Federated Publishing supports traditional, established book production
techniques while fueling radically different approaches. To achieve
healthy Federated Publishing on the web 4 key elements need to be built up:

* Free content
* Federated book production platforms
* People participating
* Economic models
There is currently not a prolific exploration of this model. Federated
Publishing is currently only illustrated, I believe, by FLOSS Manuals.
In FLOSS Manuals anyone can clone or migrate a book to another platform,
reuse and change the book without permission, and publish it wherever
they like. This is Federated Publishing.

Federated Publishing was anticipated by this astonishing passage from
Marshall McLuhan ("Predicting Communication via the Internet (1966)",
interview with Robert Fulford, May 8, 1966, on CBC’s This Hour Has Seven
Days):

"Instead of going out and buying a packaged book of which there have
been five thousand copies printed, you will go to the telephone,
describe your interests, your needs, your problems’ and they at once
Xerox with the help of computers from libraries all over the world, all
the latest material for you personally, not as something to be put out
on a bookshelf.

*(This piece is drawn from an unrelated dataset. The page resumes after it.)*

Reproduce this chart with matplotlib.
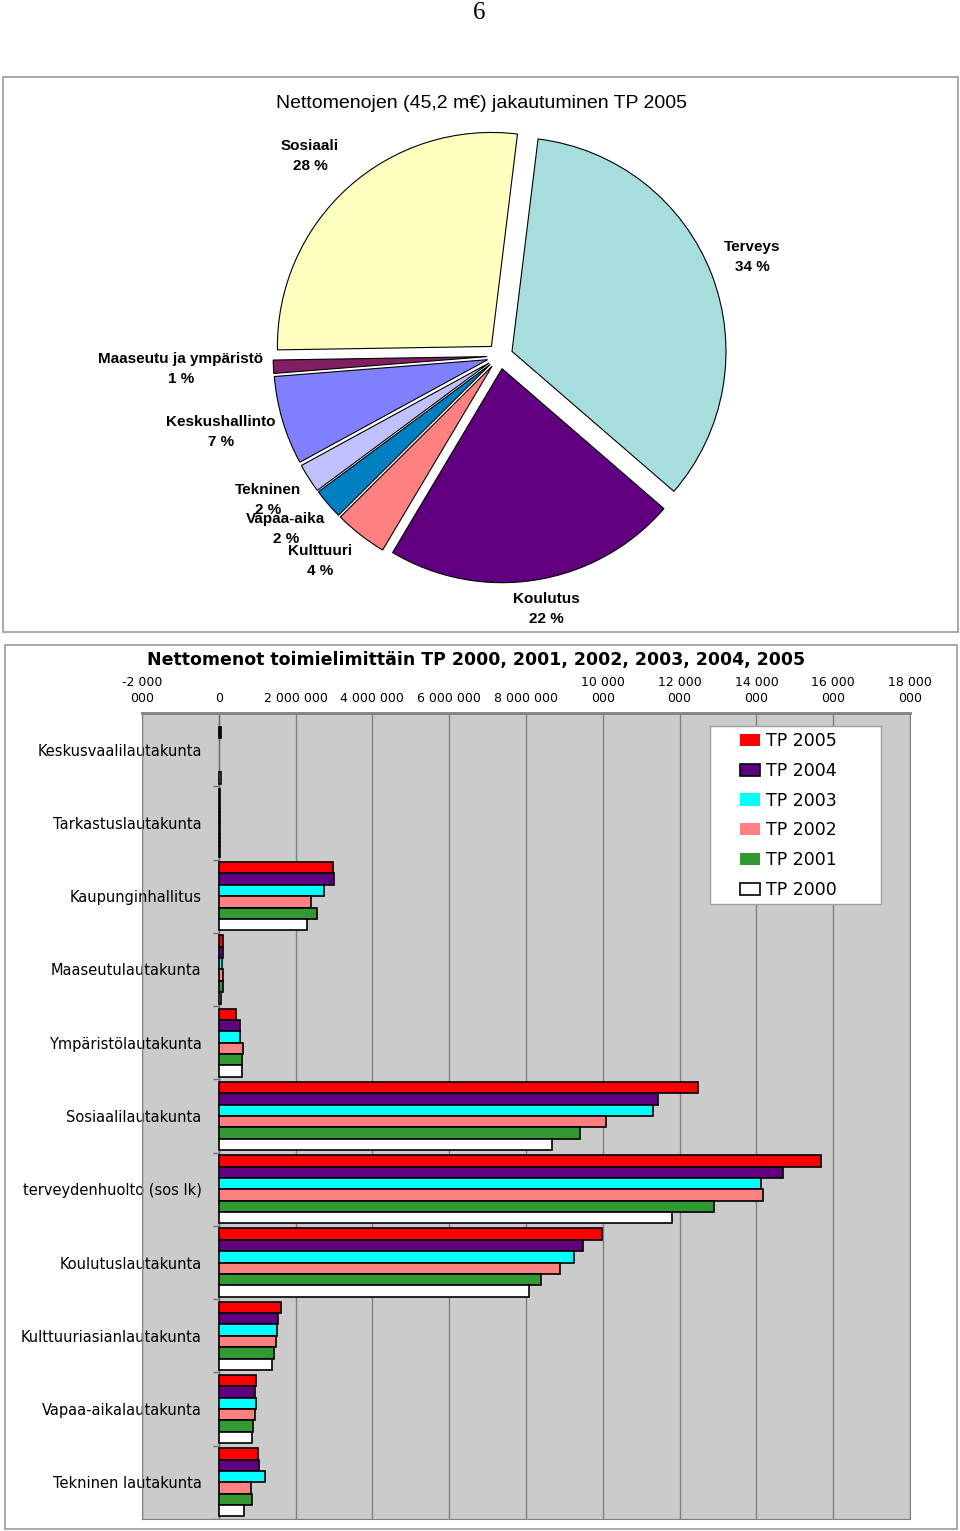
import numpy as np
import matplotlib.pyplot as plt
from matplotlib.patches import Rectangle

# --- pie: net expenditure shares TP 2005, clockwise from top ---
pie_names = ['Terveys', 'Koulutus', 'Kulttuuri', 'Vapaa-aika', 'Tekninen',
             'Keskushallinto', 'Maaseutu ja ympäristö', 'Sosiaali']
pie_share = [34.4, 22.2, 4.0, 2.3, 2.2, 6.7, 1.0, 27.2]
pie_pct = ['34 %', '22 %', '4 %', '2 %', '2 %', '7 %', '1 %', '28 %']
pie_colors = ['#a6dede', '#600080', '#ff8080', '#0080c0', '#c0c0ff',
              '#8080ff', '#802060', '#ffffc0']
# label centres in page pixels
pie_label_xy = [(752, 257), (546, 609), (320, 561), (286, 529), (268, 500),
                (221, 432), (181, 369), (310, 156)]

# --- bars: net expenditure by committee (euros) ---
committees = ['Keskusvaalilautakunta', 'Tarkastuslautakunta', 'Kaupunginhallitus',
              'Maaseutulautakunta', 'Ympäristölautakunta', 'Sosiaalilautakunta',
              'terveydenhuolto (sos lk)', 'Koulutuslautakunta',
              'Kulttuuriasianlautakunta', 'Vapaa-aikalautakunta', 'Tekninen lautakunta']
years = ['TP 2005', 'TP 2004', 'TP 2003', 'TP 2002', 'TP 2001', 'TP 2000']
tp2005 = [0, 35000, 2970000, 110000, 450000, 12480000, 15670000, 9970000, 1610000, 980000, 1010000]
tp2004 = [70000, 35000, 3000000, 110000, 560000, 11430000, 14700000, 9480000, 1530000, 930000, 1050000]
tp2003 = [0, 35000, 2740000, 80000, 550000, 11310000, 14130000, 9250000, 1520000, 980000, 1200000]
tp2002 = [0, 35000, 2390000, 110000, 640000, 10080000, 14160000, 8890000, 1500000, 930000, 850000]
tp2001 = [0, 35000, 2550000, 110000, 600000, 9400000, 12900000, 8390000, 1450000, 900000, 860000]
tp2000 = [65000, 35000, 2290000, 70000, 600000, 8690000, 11800000, 8090000, 1390000, 860000, 660000]
bar_colors = ['#ff0000', '#600080', '#00ffff', '#ff8080', '#339933', '#ffffff']
x_ticks = [-2e6, 0, 2e6, 4e6, 6e6, 8e6, 10e6, 12e6, 14e6, 16e6, 18e6]
x_ticklabels = ['-2 000\n000', '0', '2 000 000', '4 000 000', '6 000 000', '8 000 000',
                '10 000\n000', '12 000\n000', '14 000\n000', '16 000\n000', '18 000\n000']

W, H = 960, 1531
fig = plt.figure(figsize=(W / 100, H / 100), dpi=100)


def fx(x):
    return x / W


def fy(y):
    return 1 - y / H


# page number and boxes
fig.text(fx(479), fy(13), '6', ha='center', va='center', fontsize=18,
         family='Liberation Serif')
fig.add_artist(Rectangle((fx(3), fy(632)), fx(955), 555 / H, transform=fig.transFigure,
                         fill=False, ec='#9a9a9a', lw=1.2))
fig.add_artist(Rectangle((fx(5), fy(1529)), fx(952), 884 / H, transform=fig.transFigure,
                         fill=False, ec='#9a9a9a', lw=1.2))

# pie chart
fig.text(fx(481), fy(104), 'Nettomenojen (45,2 m€) jakautuminen TP 2005', ha='center',
         va='center', fontsize=14, family='Liberation Sans')
cx, cy, r = 500, 356, 214
ax_pie = fig.add_axes([fx(cx - 1.25 * r), fy(cy + 1.25 * r), 2.5 * r / W, 2.5 * r / H])
ax_pie.pie(pie_share, colors=pie_colors, startangle=83, counterclock=False,
           explode=[0.06] * len(pie_share),
           wedgeprops=dict(edgecolor='black', linewidth=0.8))
ax_pie.set_xlim(-1.25, 1.25)
ax_pie.set_ylim(-1.25, 1.25)
ax_pie.set_aspect('auto')
ax_pie.axis('off')
for name, pct, (lx, ly) in zip(pie_names, pie_pct, pie_label_xy):
    fig.text(fx(lx), fy(ly), name + '\n' + pct, ha='center', va='center',
             fontsize=11, weight='bold', family='Liberation Sans', linespacing=1.5)

# bar chart
fig.text(fx(476), fy(660), 'Nettomenot toimielimittäin TP 2000, 2001, 2002, 2003, 2004, 2005',
         ha='center', va='center', fontsize=12.5, weight='bold')
ax = fig.add_axes([fx(142), fy(1519), (910 - 142) / W, (1519 - 713) / H])
ax.set_facecolor('#cbcbcb')
series = [tp2005, tp2004, tp2003, tp2002, tp2001, tp2000]
pos = np.arange(len(committees))
h = 0.155
for j, (vals, col, lab) in enumerate(zip(series, bar_colors, years)):
    vals = np.array(vals)
    lw = np.where(vals > 0, 1.2, 0)
    ax.barh(pos + (j - 2.5) * h, vals, height=h, color=col, edgecolor='black',
            linewidth=lw, label=lab, zorder=3)
ax.set_xlim(-2e6, 18e6)
ax.set_ylim(len(committees) - 0.5, -0.5)
ax.grid(axis='x', color='#808080', linewidth=1, zorder=1)
ax.set_axisbelow(True)
ax.axvline(0, color='#707070', linewidth=1, zorder=2)
ax.hlines(np.arange(len(committees) + 1) - 0.5, -1.5e5, 0, color='#707070',
          linewidth=1, zorder=2)
ax.xaxis.tick_top()
ax.set_xticks(x_ticks)
ax.set_xticklabels(x_ticklabels, fontsize=9, linespacing=1.3)
ax.tick_params(axis='x', length=0, pad=6)
ax.set_yticks(pos)
ax.set_yticklabels(committees, fontsize=10.5)
ax.tick_params(axis='y', length=0, pad=-43)
for lab in ax.get_yticklabels():
    lab.set_zorder(5)
for s in ['left', 'right', 'bottom']:
    ax.spines[s].set_color('#808080')
ax.spines['top'].set_color('#808080')
ax.spines['top'].set_linewidth(2)

# legend box drawn separately to match the wide frame of the original
ax.add_patch(Rectangle((fx(710), fy(904)), 171 / W, 178 / H, transform=fig.transFigure,
                       facecolor='white', edgecolor='#a0a0a0', lw=1, zorder=4))
leg = ax.legend(loc='upper left', bbox_to_anchor=(fx(740), fy(732)),
                bbox_transform=fig.transFigure, borderaxespad=0, borderpad=0,
                fontsize=12.5, frameon=False, handlelength=1.15, handleheight=0.7,
                labelspacing=0.68, handletextpad=0.35)
leg.set_zorder(6)

fig.savefig('out.png', dpi=100)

They send you the package as a direct personal service.
This is where we’re heading under electronic conditions. Products
increasingly are becoming services."
This passage is usually quoted as a prophesy of the Internet to come.
However it is not a vision of the Internet, but a vision of the book and
Federated Publishing. An open network of book production platforms
connecting people and books.

In contrast proprietary publishing dominates the search for new
distribution formats and economic models, reward systems for authors and
others, and fuels an unwillingness to make content interoperable on a
technical, legal, or social cultural level. It was this context McLuhan
imagined we were escaping. Federated Publishing provides this mechanism."